Tue 12 Jun 07 9:41 am

Seeing as how Silverlight won't even support my PowerPC Macs, I don't think it's likely it will support the ARM on the iPhone.


2. Kevin Hoffman left...
Tue 12 Jun 07 11:13 am

True enough. I also can't install Silverlight on Leopard... hmm...


3. Lon Varscsak left...
Tue 12 Jun 07 11:22 am

I know you weren't effected by the Reality Distortion Field (tm), however it wasn't in full force this year. The keynote this year was mostly a regurgitation of things from last year so it fell kind of flat.
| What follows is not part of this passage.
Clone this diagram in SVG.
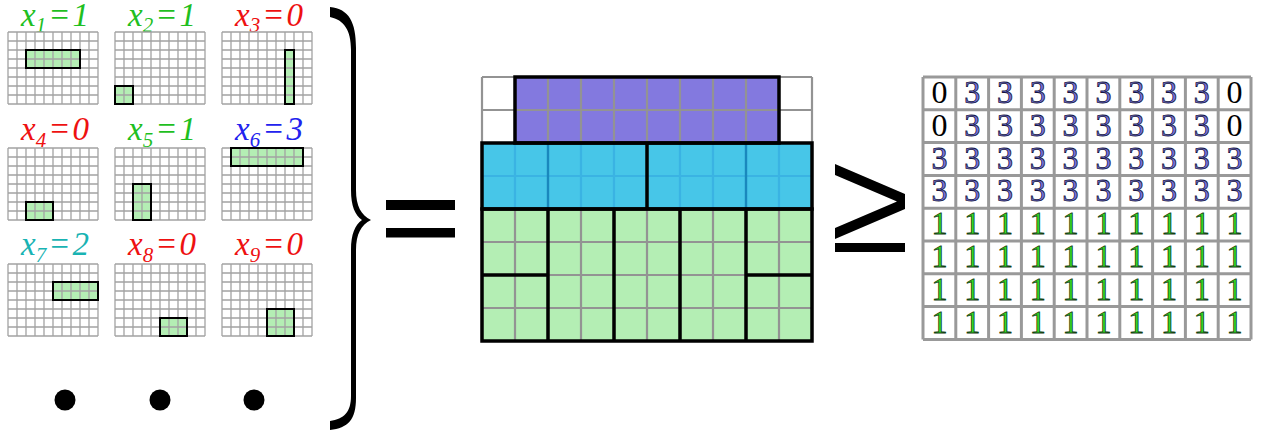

However, after many years of watching Steve's keynotes, you will eventually be assimilated. ;)


4. Kevin Hoffman left...
Tue 12 Jun 07 11:27 am

Yeah, I remember seeing a lot of this stuff in the recordings I watched from the WWDC 2006 keynote. Though I have to admit, I really really like the new Leopard desktop.


5. Peter of the Norse left...
Thu 14 Jun 07 4:12 pm

Of course Safari is faster than IE on Windows. KHTML was chosen to because it's faster than Mozilla. And Opera is even faster still. (Based on comparisons not involving Safari.) In fact, I don't know a browser that's slower than IE.